Calculating F1 score over batched data

I have a multi-label problem where I need to calculate the F1 Metric, currently using SKLearn Metrics f1_score with samples as average.

Is it correct that I need to add the f1 score for each batch and then divide by the length of the dataset to get the correct value. Currently I am getting a 40% f1 accuracy which seems too high considering my uneven dataset.

  • My data is multi-label an example target would be [0, 0, 0, 0, 1, 0, 1, 0, 0, 0, 1, 0, 1, 1]

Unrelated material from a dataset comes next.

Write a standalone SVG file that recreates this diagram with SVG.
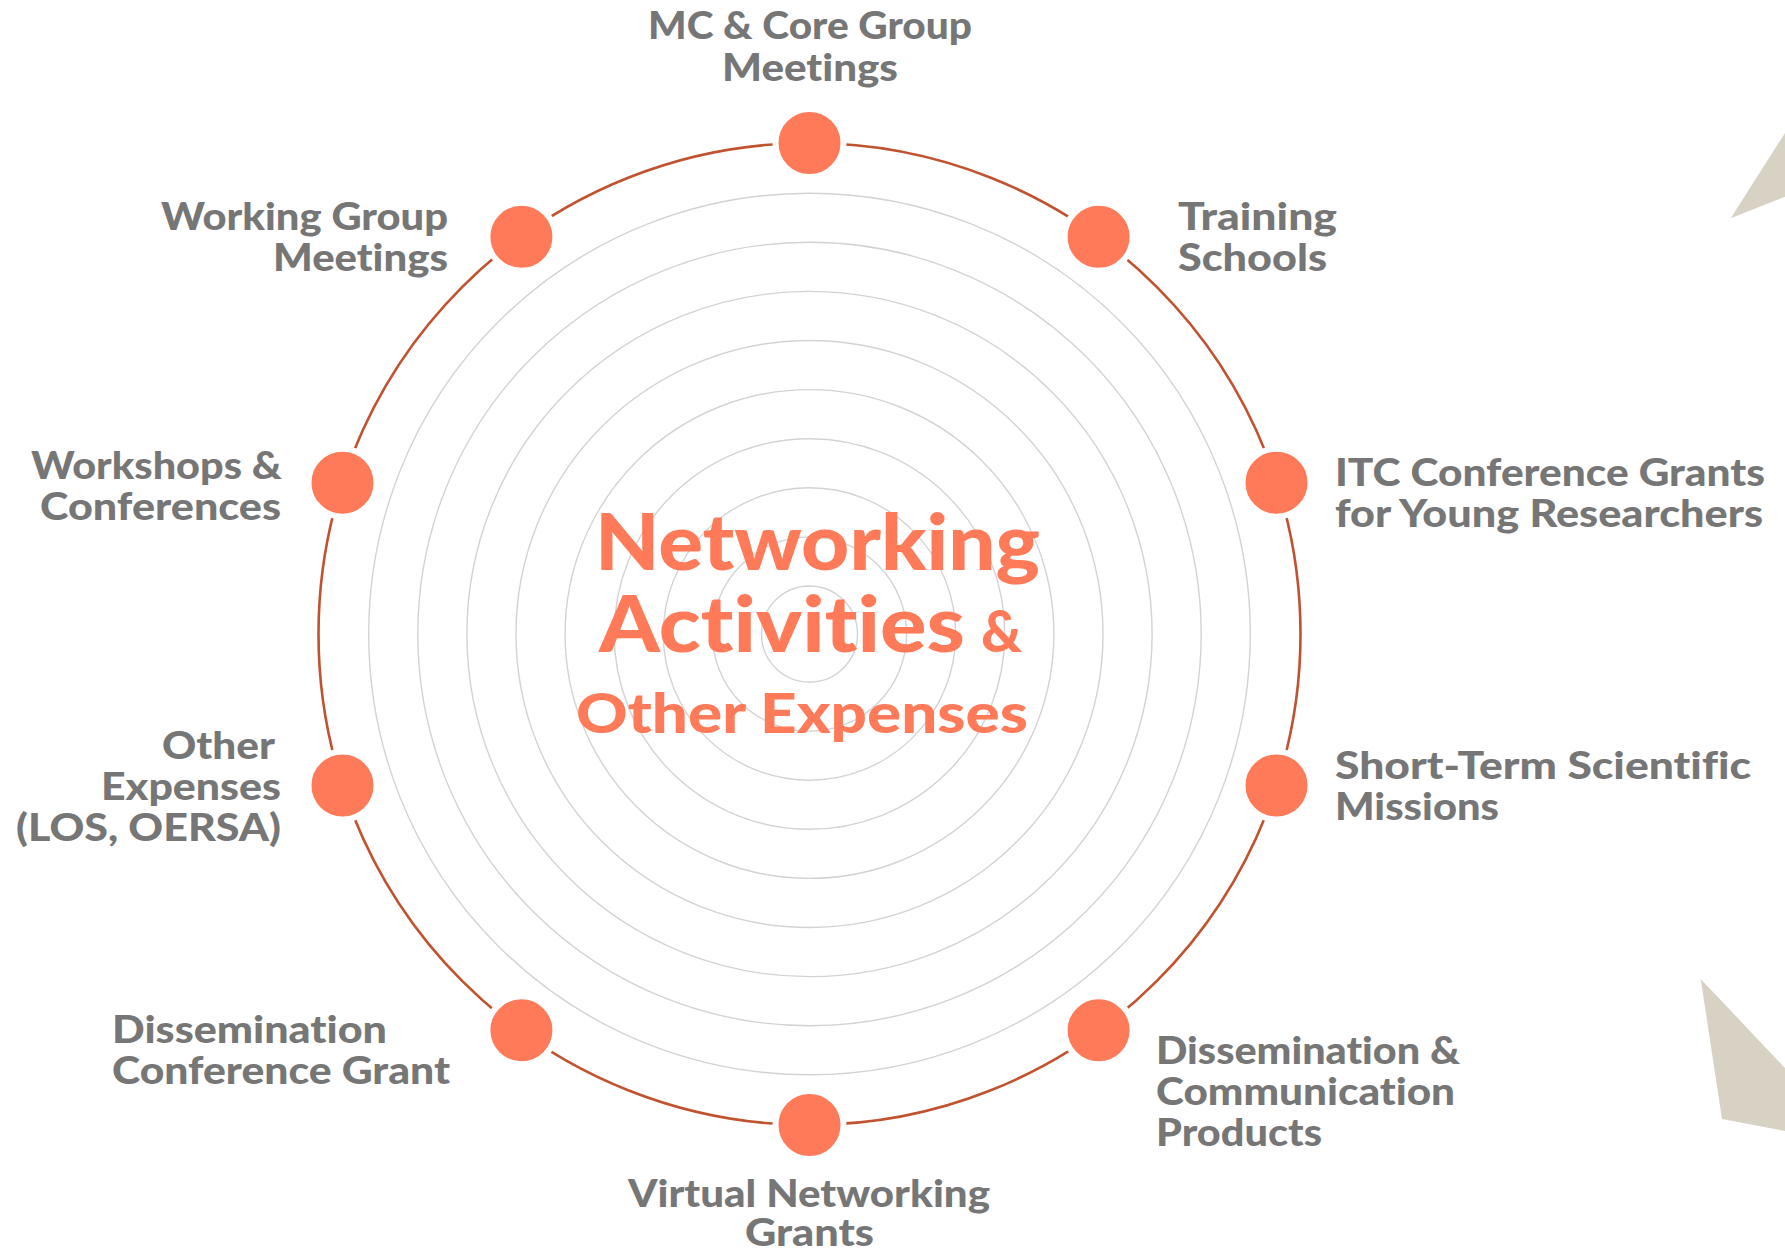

  • I am using BCEWithLogitsLoss and am using a sigmoid on the output with a threshold to get the comparable prediction (predicted) in code below.

Code Example

for epoch in range(500):
    running_f = 0
    
    for batch in enumerate(custom_train_loader):
        # ...training / loss etc
        running_f += f1_score(labels.cpu().int().numpy(), predicted.cpu().int().numpy(), average='samples') * batch_size

    epoch_f1 = running_f1 / len(val_dataset)
   

I don’t think you can simply calculate the average of the F1 score, as shown in this small dummy example:

preds = np.random.randint(0, 2, (100,))
targets = np.random.randint(0, 2, (100,))

f1_ref = f1_score(targets, preds)


f1_running = 0
batch_size = 10
for i in range(0, preds.shape[0], batch_size):
    pred = preds[i:i+batch_size]
    target = targets[i:i+batch_size]
    f1_running += f1_score(pred, target)

f1_running /= batch_size

print(f1_ref, f1_running)
> 0.4444444444444445 0.423989898989899

You could append the current labels and predicted arrays to separate lists, create arrays from them, and calculate the F1 score after the epoch is done.

3 Likes

As suggested, my updated method. Thanks @ptrblck.

for epoch in range(500):
    targets = []
    outputs = []

    for batch in enumerate(custom_train_loader):
        outputs.append(out)
        targets.append(label)
    
    outputs = np.concatenate(outputs)
    targets = np.concatenate(targets)

    f1 = f1_score(outputs, targets, average='samples')
1 Like